Different views have been put forward as to what an appropriate age should be. Some hold the view that 18 is the appropriate age - as does Deputy Murphy - while others are of the view that we should leave the age at 35. Reasonable arguments can be put forward on all sides. Of the 24 European states which directly or indirectly elect presidents, six have an age threshold of 18, seven have an age threshold of 35, ten have an age threshold of 40 and one state has an age threshold of 50. Against this background, I am satisfied that the Government's approach in linking the age of eligibility requirement to that which applies to the case of the Dáil and the European Parliament, is the logical and, therefore, the appropriate approach. I cannot accept the amendment.
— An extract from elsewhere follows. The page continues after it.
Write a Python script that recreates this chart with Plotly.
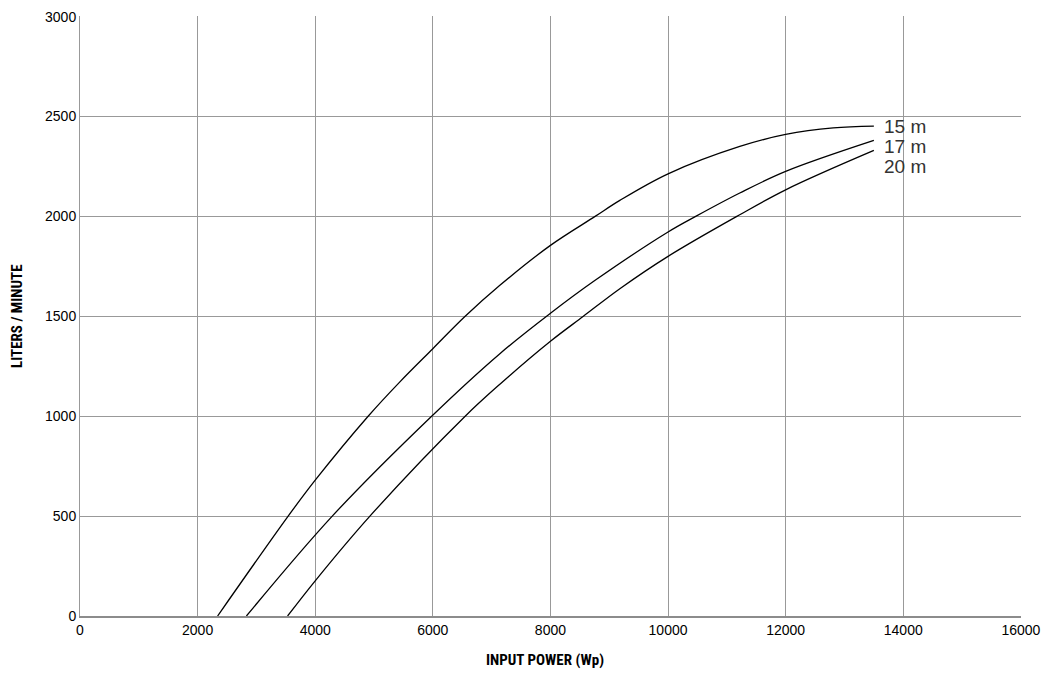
import plotly.graph_objects as go

# Data
x_15 = [2340, 3540, 4000, 4900, 5440, 6000, 6550, 7140, 8000, 8760, 9180, 10000, 11220, 12000, 12810, 13500]
y_15 = [0, 500, 680, 1000, 1172, 1338, 1500, 1655, 1855, 2000, 2080, 2213, 2350, 2410, 2443, 2452]

x_17 = [2830, 4290, 5980, 7140, 8000, 8760, 10000, 10470, 11220, 12000, 13500]
y_17 = [0, 500, 1000, 1313, 1515, 1680, 1922, 2000, 2117, 2225, 2380]

x_20 = [3530, 4010, 4930, 6550, 7140, 8000, 8560, 9180, 10000, 11170, 12000, 13500]
y_20 = [0, 180, 500, 1000, 1160, 1375, 1500, 1638, 1800, 2000, 2133, 2330]

series = [("15 m", x_15, y_15), ("17 m", x_17, y_17), ("20 m", x_20, y_20)]
label_y = [2450, 2350, 2250]
label_x = 13640

x_ticks = [0, 2000, 4000, 6000, 8000, 10000, 12000, 14000, 16000]
y_ticks = [0, 500, 1000, 1500, 2000, 2500, 3000]

fig = go.Figure()
for name, xs, ys in series:
    fig.add_trace(go.Scatter(x=xs, y=ys, mode="lines", name=name,
                             line=dict(color="black", width=1.3, shape="spline", smoothing=1.0),
                             showlegend=False, hoverinfo="skip"))

for (name, _, _), ly in zip(series, label_y):
    fig.add_annotation(x=label_x, y=ly, xref="x", yref="y", text=name, showarrow=False,
                       xanchor="left", yanchor="middle",
                       font=dict(size=19, color="#333333", family="Liberation Sans, Arial, sans-serif"))

title_font = dict(size=15, color="black",
                  family="Liberation Sans Narrow, Roboto Condensed, Arial Narrow, sans-serif")
fig.add_annotation(x=0.494, y=-0.073, xref="paper", yref="paper", text="<b>INPUT POWER (Wp)</b>",
                   showarrow=False, xanchor="center", yanchor="middle", font=title_font)
fig.add_annotation(x=-0.067, y=0.5, xref="paper", yref="paper", text="<b>LITERS / MINUTE</b>",
                   showarrow=False, xanchor="center", yanchor="middle", textangle=-90, font=title_font)

axis_font = dict(size=14, color="black", family="Liberation Sans, Arial, sans-serif")
fig.update_layout(
    width=1045, height=674,
    margin=dict(l=80, r=24, t=16, b=58),
    paper_bgcolor="white", plot_bgcolor="white",
    xaxis=dict(range=[0, 16002], tickvals=x_ticks, ticktext=[str(v) for v in x_ticks],
               showgrid=True, gridcolor="#999999", gridwidth=1, zeroline=False,
               showline=True, linecolor="#8c8c8c", linewidth=2,
               tickfont=axis_font, ticks="", automargin=False),
    yaxis=dict(range=[0, 3003], tickvals=y_ticks, ticktext=[str(v) for v in y_ticks],
               showgrid=True, gridcolor="#999999", gridwidth=1, zeroline=False,
               showline=True, linecolor="#999999", linewidth=1,
               tickfont=axis_font, ticks="", automargin=False),
)

fig.write_html("out.html", config={"displayModeBar": False},
               post_script="document.body.style.margin='0';document.body.style.overflow='hidden';")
Has Deputy Murphy anything further to add?

Cuireadh an leasú agus faisnéiseadh go rabhthas tar éis diúltú dó.
Amendment put and declared lost.
Aontaíodh an Sceideal.
Schedule agreed to.

Amendment Nos. 5 to 7, inclusive, are out of order.

Níor tairgeadh leasuithe Uimh. 5 go 7 a huile.
Amendments Nos. 5 to 7, inclusive, not moved.
Níor tairgeadh leasuithe Uimh. 1 agus 2.
Amendments Nos. 1 and 2 not moved.
Aontaíodh ailt 1.
Section 1 agreed to.

Amendment No. 3 is out of order.

Níor tairgeadh leasú a 3.
Amendment No. 3 not moved.
Aontaíodh alt a 2.
Section 2 agreed to.

Tairgim leasú a 8:

I leathanach 5, líne 9, “bliain agus fiche” a scriosadh agus “ocht mbliana déag” a chur ina ionad.

I move amendment No. 8:

In page 4, line 10, to delete “twenty-one years” and substitute “eighteen years”.

Cuireadh an leasú agus faisnéiseadh go rabhthas tar éis diúltú dó.
Amendment put and declared lost.

Amendments Nos. 9 to 11, inclusive, are out of order.

Níor tairgeadh leasuithe Uimh. 9 go 11 a huile.
Amendments Nos. 9 to 11, inclusive, not moved.
Aontaíodh an Réamhrá.
Preamble agreed to.
Aontaíodh an Teideal.
Title agreed to.
Tuairiscíodh an Bille gan leasuithe, glacadh é chun an breithniú deiridh a dhéanamh air agus ritheadh é.
Bill reported without amendment, received for final consideration and passed.